Directions for this task →
Only the lines from the top of the listing below to the line that has "2010, 2011, 2012];" should be echoed, with both ends kept and pictures left out.

Data section →

☆ ☆ ☆ ☆ ☆

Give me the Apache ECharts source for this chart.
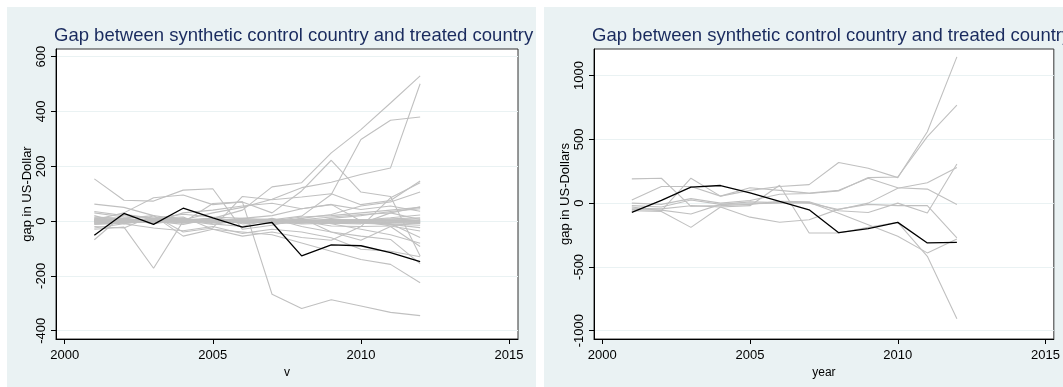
<!DOCTYPE html>
<html>
<head>
<meta charset="utf-8">
<script src="https://cdn.jsdelivr.net/npm/echarts/dist/echarts.min.js"></script>
<style>
  html, body { margin: 0; padding: 0; background: #ffffff; }
  #chart { width: 1063px; height: 387px; }
</style>
</head>
<body>
<div id="chart"></div>
<script>
// Years on the horizontal axis
const years = [2001, 2002, 2003, 2004, 2005, 2006, 2007, 2008, 2009, 2010, 2011, 2012];

// Tick labels
const xTicks = [2000, 2005, 2010, 2015];
const leftYTicks = [-400, -200, 0, 200, 400, 600];
const rightYTicks = [-1000, -500, 0, 500, 1000];

// Left panel: treated country gap (black) and placebo gaps (grey)
const leftTreated = [-52, 28, -12, 47, 12, -22, -5, -127, -87, -90, -115, -148];
const leftPlacebos = [
  [8, 5, 0, -12, 10, 40, 125, 140, 249, 334, 431, 530],
  [-10, -5, 5, 10, -5, 0, 5, 18, 97, 298, 368, 380],
  [15, 10, 20, 5, 30, 50, 80, 122, 142, 170, 194, 501],
  [5, 30, 85, 95, 60, 70, 30, 110, 222, 106, 90, -127],
  [154, 76, 73, 113, 118, -30, -15, 10, -40, -70, -20, -93],
  [35, 20, 10, -5, 64, 70, -267, -319, -287, -310, -333, -345],
  [-30, -22, -172, 0, 10, -10, 0, 15, 20, 30, 40, 50],
  [62, 50, 20, -40, -25, 90, 78, 88, 100, 60, 75, 146],
  [-68, 25, 10, 15, -30, -55, -40, -60, -70, -20, 85, 140],
  [0, 0, -5, 30, 40, 55, 65, 45, 60, 42, 55, 36],
  [-20, -25, 20, -55, -30, -40, -50, -80, -110, -140, -158, -225],
  [20, -10, 5, 10, -10, -20, 10, -20, -40, -55, -67, -155],
  [5, -5, 10, 5, 0, -5, 0, 5, 15, 24, 30, 52],
  [-5, 5, -5, 0, 5, 5, -10, -5, 6, 0, -18, -36],
  [0, 10, 0, -5, 0, 10, 5, 0, -18, -20, -18, -4],
  [10, 0, 5, 5, 10, 0, -5, 10, 24, 55, 70, 106],
  [-10, 10, -10, 5, -5, -5, 0, -10, -8, -10, 30, 6],
  [3, -3, 8, -8, 2, 5, -3, 2, 5, 5, 5, 0],
  [-3, 3, -8, 8, -2, -5, 3, -2, -5, -5, -10, -15],
  [12, 8, -2, 2, -12, 3, 8, -8, 10, 20, 35, 45],
  [-12, -8, 2, -2, 12, -3, -8, 8, -10, -30, -50, -81],
  [2, 2, 2, -2, -2, 2, 2, 2, 2, 2, 0, 2],
  [-25, -10, -25, -35, -20, -45, -30, -40, -61, -103, -110, -130],
  [30, 15, 10, 25, 15, 10, 20, 45, 61, 0, -10, -60],
  [0, 1, -1, 0, 1, 0, -1, 0, 2, 4, 8, 12],
  [1, -1, 0, 1, -1, 1, 0, -1, -2, -4, -6, -9],
  [-2, 0, 1, -1, 0, -1, 1, 1, 0, 3, 12, 22],
  [2, -2, -1, 2, 1, 0, 0, -2, -3, -8, -12, -24],
  [-4, 4, 3, -3, -3, 3, 3, 3, 4, 6, 2, -6],
  [4, -4, -3, 3, 3, -3, -3, -3, -1, 1, 4, 8],
  [0, 0, 0, 0, 0, 0, 0, 0, 1, -2, -3, -3],
  [-6, -3, 2, 4, -2, -4, 2, 5, 3, -1, -4, -2],
  [6, 3, -2, -4, 2, 4, -2, -5, -3, 1, 3, 2],
  [-8, -6, -4, -2, 0, 2, 4, 2, 0, -2, -5, -8]
];

// Right panel: treated country gap (black) and placebo gaps (grey)
const rightTreated = [-73, 21, 125, 138, 80, 13, -52, -232, -200, -151, -312, -307];
const rightPlacebos = [
  [190, 195, -25, -20, -10, 15, 10, -60, -73, 0, -78, 307],
  [25, 130, 130, 55, 100, 130, 145, 318, 273, 200, 560, 1146],
  [-30, -60, 195, 55, 120, 100, 78, 100, 195, 120, 110, -10],
  [0, -10, 35, 0, 20, 70, 75, 95, 200, 205, 521, 768],
  [-50, -55, -85, -10, 10, 5, 0, -50, 0, 117, 160, 280],
  [-60, -65, -190, -30, -20, 140, -234, -234, -190, -151, -417, -906],
  [-20, -30, 25, -10, -5, 0, 5, -80, -169, -260, -390, -281],
  [-40, -45, -20, -30, -110, -150, -130, -47, -10, -20, -20, -273]
];

const titleText = 'Gap between synthetic control country and treated country';
const FONT = "'Liberation Sans', Arial, sans-serif";
const BG = '#eaf2f3';
const GREY = '#c0c0c0';

function pairs(vals) {
  return years.map((y, i) => [y, vals[i]]);
}

const plainNumber = v => String(v);

function xAxisFor(gridIndex, name, min, max) {
  return {
    type: 'value', gridIndex, min, max, name,
    nameLocation: 'middle', nameGap: 22,
    nameTextStyle: { fontFamily: FONT, fontSize: 12, color: '#000' },
    axisLine: { show: true, onZero: false, lineStyle: { color: '#000', width: 1 } },
    axisTick: { show: true, inside: false, length: 5, customValues: xTicks, lineStyle: { color: '#000' } },
    axisLabel: { customValues: xTicks, formatter: plainNumber, margin: 10, fontFamily: FONT, fontSize: 13, color: '#000' },
    splitLine: { show: false }
  };
}

function yAxisFor(gridIndex, name, min, max, ticks) {
  return {
    type: 'value', gridIndex, min, max, name,
    nameLocation: 'middle', nameGap: 20, nameRotate: 90,
    nameTextStyle: { fontFamily: FONT, fontSize: 13, color: '#000' },
    axisLine: { show: true, onZero: false, lineStyle: { color: '#000', width: 1 } },
    axisTick: { show: true, inside: false, length: 5, customValues: ticks, lineStyle: { color: '#000' } },
    axisLabel: { customValues: ticks, formatter: plainNumber, rotate: 90, margin: 8, fontFamily: FONT, fontSize: 13, color: '#000' },
    splitLine: { show: true, lineStyle: { color: BG, width: 1 } }
  };
}

const series = [];
leftPlacebos.forEach(p => series.push({
  type: 'line', xAxisIndex: 0, yAxisIndex: 0, data: pairs(p),
  showSymbol: false, lineStyle: { color: GREY, width: 1.1 }, z: 2, silent: true
}));
series.push({
  type: 'line', xAxisIndex: 0, yAxisIndex: 0, data: pairs(leftTreated),
  showSymbol: false, lineStyle: { color: '#000', width: 1.3 }, z: 3, silent: true
});
rightPlacebos.forEach(p => series.push({
  type: 'line', xAxisIndex: 1, yAxisIndex: 1, data: pairs(p),
  showSymbol: false, lineStyle: { color: GREY, width: 1.1 }, z: 2, silent: true
}));
series.push({
  type: 'line', xAxisIndex: 1, yAxisIndex: 1, data: pairs(rightTreated),
  showSymbol: false, lineStyle: { color: '#000', width: 1.3 }, z: 3, silent: true
});

const chart = echarts.init(document.getElementById('chart'), null, { renderer: 'canvas' });
chart.setOption({
  animation: false,
  backgroundColor: '#ffffff',
  graphic: [
    { type: 'rect', shape: { x: 7, y: 7, width: 529, height: 380 }, style: { fill: BG }, z: -10, silent: true },
    { type: 'rect', shape: { x: 544, y: 7, width: 519, height: 380 }, style: { fill: BG }, z: -10, silent: true }
  ],
  title: [
    { text: titleText, left: 49, top: 21, textStyle: { fontFamily: FONT, fontSize: 18.5, fontWeight: 'normal', color: '#1a2b5e' } },
    { text: titleText, left: 587, top: 21, textStyle: { fontFamily: FONT, fontSize: 18.5, fontWeight: 'normal', color: '#1a2b5e' } }
  ],
  grid: [
    { left: 56, top: 49, width: 462, height: 290, show: true, backgroundColor: '#ffffff', borderColor: '#333', borderWidth: 1 },
    { left: 594, top: 49, width: 461.5, height: 290, show: true, backgroundColor: '#ffffff', borderColor: '#333', borderWidth: 1 }
  ],
  xAxis: [
    xAxisFor(0, 'v', 1999.706, 2015.304),
    xAxisFor(1, 'year', 1999.72, 2015.28)
  ],
  yAxis: [
    yAxisFor(0, 'gap in US-Dollar', -430.3, 628, leftYTicks),
    yAxisFor(1, 'gap in US-Dollars', -1065, 1208, rightYTicks)
  ],
  series
});
</script>
</body>
</html>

☆ ☆ ☆ ☆ ☆

Reply →
Give me the Apache ECharts source for this chart.
<!DOCTYPE html>
<html>
<head>
<meta charset="utf-8">
<script src="https://cdn.jsdelivr.net/npm/echarts/dist/echarts.min.js"></script>
<style>
  html, body { margin: 0; padding: 0; background: #ffffff; }
  #chart { width: 1063px; height: 387px; }
</style>
</head>
<body>
<div id="chart"></div>
<script>
// Years on the horizontal axis
const years = [2001, 2002, 2003, 2004, 2005, 2006, 2007, 2008, 2009, 2010, 2011, 2012];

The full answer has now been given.